Second favorite is my Submariner model 5513 (1978), it's nearly perfect and I still have the box and paperwork. Plastic crystal has a couple light scratches which could be polished out. At some point I'm going to attempt to have it regulated, it gains about 8 seconds an hour right now.
Nice Sub, and I love the look(what some people call patina) on the dial.
Just a quick comment on regulating...back when I first got my Datejust, which is a couple years newer than your Sub although it has a 3035 instead of a 1570.
In any case, it was okay but too far off for my liking(a couple of seconds a day). I put it on my ancient timing machine, charted it by position, and stopped by a local watchmaker to see if he could regulate it(I brought the tape with me). It's beyond me to do it myself, as I don't have a Microstella wrench and wouldn't use it often enough to make it worth getting one.
In any case, the watchmaker looked at the tape I handed him and said "You need a new timing machine." He then tossed it on his and showed me the screen. He pointed out a subtle sinusoidal pattern on the trace that was there in all positions, but most apparently dial up and dial down. Without saying too much else(he's a Russian guy and not particularly prone to drawn out conversations) he unscrews the back(using the giant press Rolex now recommends), says "I need to adjust the hairspring", makes a few tweaks with his tweezers, then adjusts the timing screws. He sticks it back on the timing machine and it's perfect. It shows a quarter of a second a day maximum variation across positions, and dead-on dial up and stem down(the two most important positions for a wristwatch). It held a couple seconds a month from then on, and when he serviced it earlier this year he kept it to the same performance.

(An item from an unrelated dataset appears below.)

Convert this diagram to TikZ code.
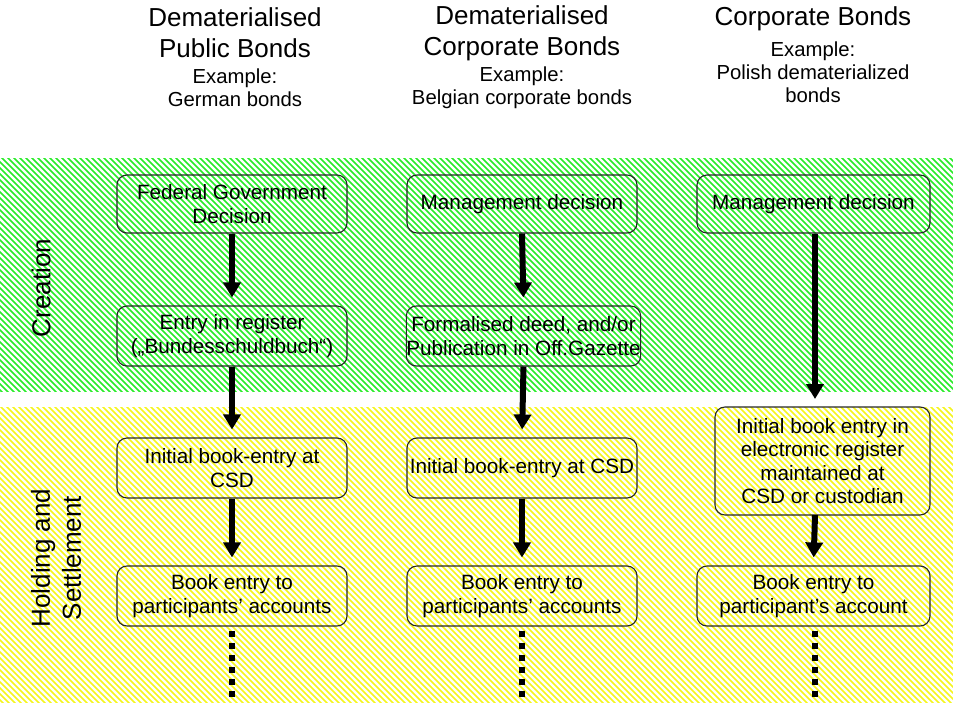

With that said, though, at 8 seconds an hour I think you're well beyond what can be regulated out, and there's most likely something deeper going on in it. When I see that kind of variation in any watch, the first thing I'm going to do is demagnetize it without even checking to see if it's magnetized. Often that will clear up that kind of variation. If not, you're likely looking at something more sinister. An easy fix, but unlikely, would be oil on the hairspring. A slightly sneakier, and more difficult to fix, one would be a damaged balance pivot(usually but not always, a damaged pivot will show up as dramatic dial up and dial down variation, so that's something you can easily check if say you've been primarily running it dial up and base that timing on that). Even with shock protection, a bad fall or knock can still "hammer' one of the pivots into the cap jewel and mushroom it or chip it. The shock springs at the end of the day only have so much "give" to them.
A weak mainspring will tend to affect stem positions more than dial positions, and it would have to be really bad to cause that much deviation. It could also just be way overdue for service.
A watch running that fast more than likely has very low amplitude(probably low enough that you could easily see if even with an untrained eye if you had the back off) and it's most likely because something is robbing power somewhere in the train.